Why have Her Majesty's Government gone against the evidence not just of the London transport commissioner, but of the Select Committee, Labour Members, the TUC and others; particularly in light of the Railtrack fiasco, which showed that providing public money to a private operator did not provide a solution? How will the PPP proposal for the underground differ?

Harry Cohen

There are significant differences between the London Underground PPP and the Railtrack one, but it falls to the Minister to respond to the general thrust of the hon. Gentleman's point.

In his letter to me of 6 July, Bob Kiley said: My negotiations … concluded that the current procurement could not be structured to guarantee that new trains would be delivered, that stated investment programs would be carried out, or that maintenance would proceed under standards acceptable to LUL. The only solution was for the bidders to provide LUL with control of core management functions. The bidders could not accept this, leaving no solution within the PPP structure. The way forward … is to drop the current procurement and take up a safer, quicker and more economic system, bringing massive private-sector participation to clearly defined projects. We can bring new trains and fully repaired tracks to London years ahead of the timescale currently envisaged by PPP. It is a shame that so much time and money has been expended to date on the fruitless negotiations around PPP rather than in progressing a detailed investment programme. I urge greater Government flexibility. Private sector involvement and finance is acceptable, but must be under the full control of the public sector. London Underground is a public service, not a profit-making conduit. The proposed version of the PPP seems to contain many flaws. The Mayor will eventually have to take over responsibility for the tube. He was elected to do so. It makes no sense—including from a Labour party-political perspective—to tie his hands behind his back. We should be at ease with local democracy on matters such as the running of the tube. Even at this late stage, I urge a radical rethink.

11.38 am
Mr. John Wilkinson (Ruislip-Northwood)

We are all most grateful to the hon. Member for Leyton and Wanstead (Harry Cohen) for, above all, his honesty, his candour and his willingness to face unpleasant realities. One such unpleasant reality has been demonstrated today, as the Jubilee line is closed from Waterloo northbound to Finchley Road. My constituents face such impediments daily. The frustrations of Londoners are legion, and hardly anything creates more frustration than the Government's total failure to modernise the underground system.

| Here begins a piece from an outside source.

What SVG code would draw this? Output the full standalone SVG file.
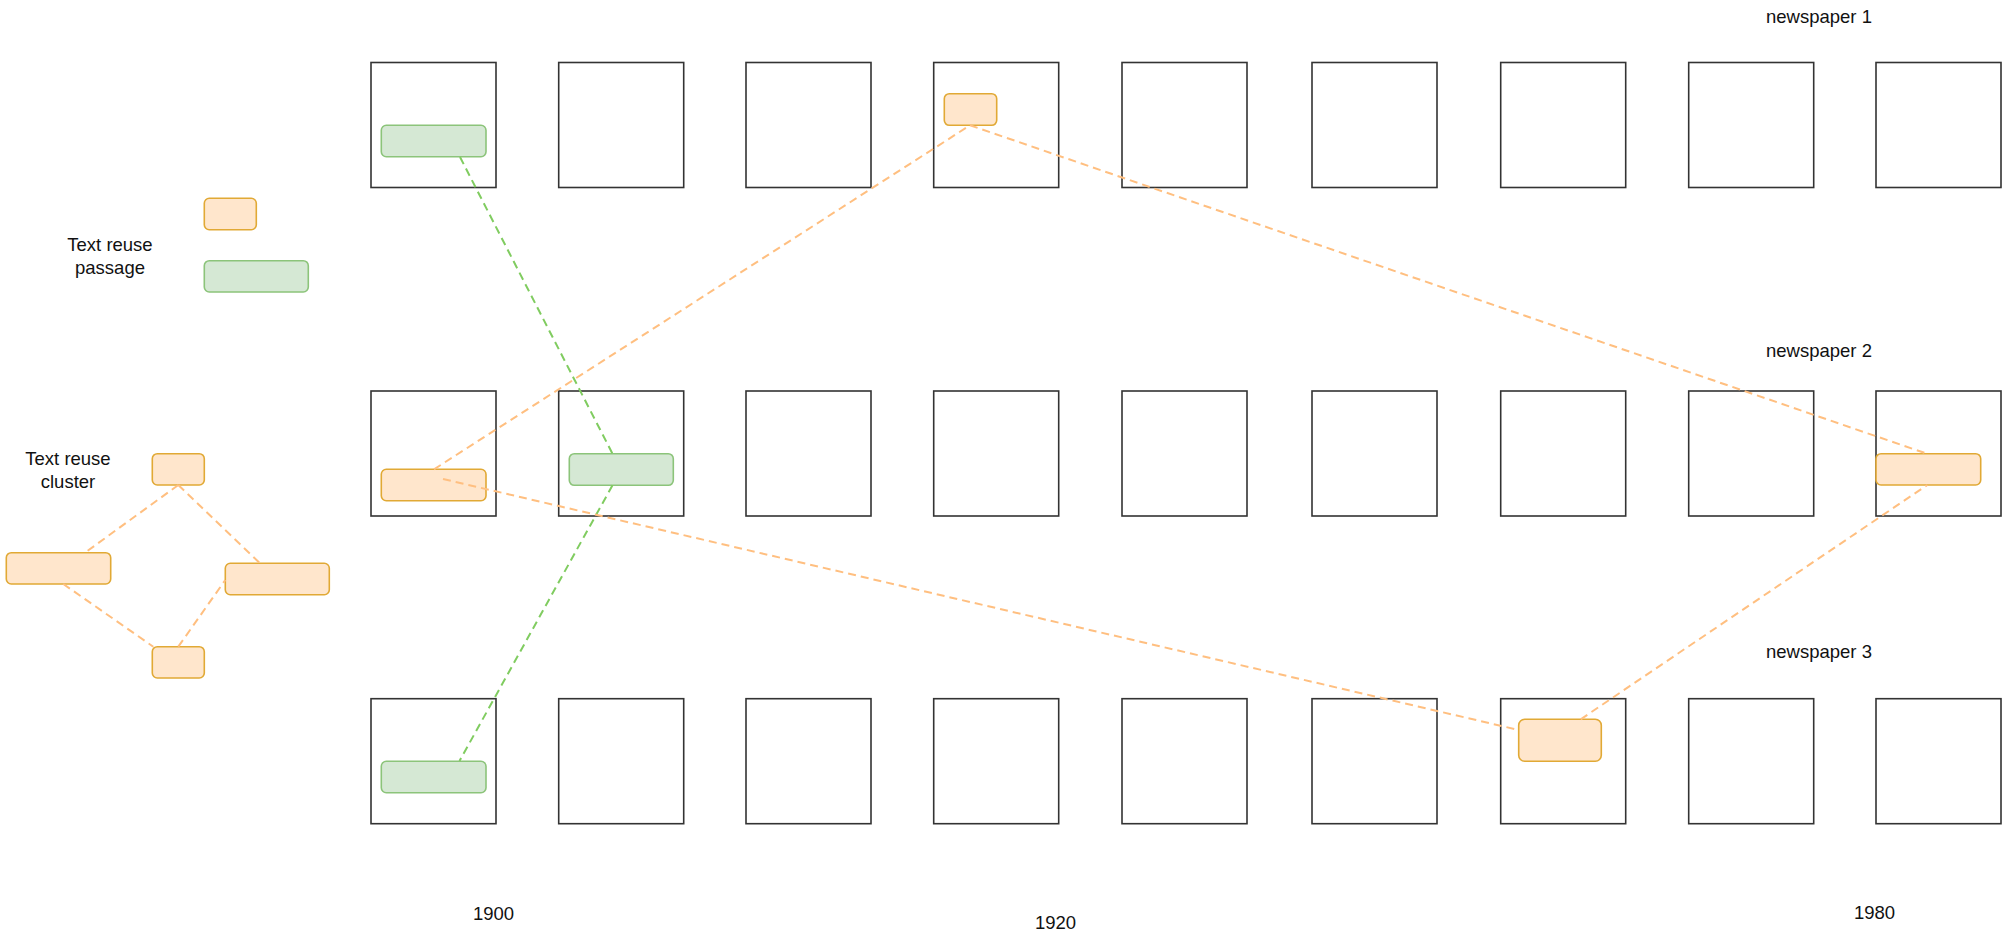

The Mayor's transport strategy put the alleviation of traffic congestion, especially in inner London, at the top of his list of priorities, and we are to have road-user charges, with all the pain and grief that they will impose. If he and the Government were to put the modernisation of the underground at the top of the list, Londoners and London's businesses would be most grateful. I appreciate everything that the hon. Gentleman said. The division of responsibilities, which is inherent in the operating companies and London Underground under the PPP model, is fatally, fundamentally and totally flawed. There has to be a clear chain of command from those who operate the service to those who have management responsibilities to those at a political level within the GLA who have the responsibility of laying down policy. If t hat model is pursued, the modernisation of the London underground is possible.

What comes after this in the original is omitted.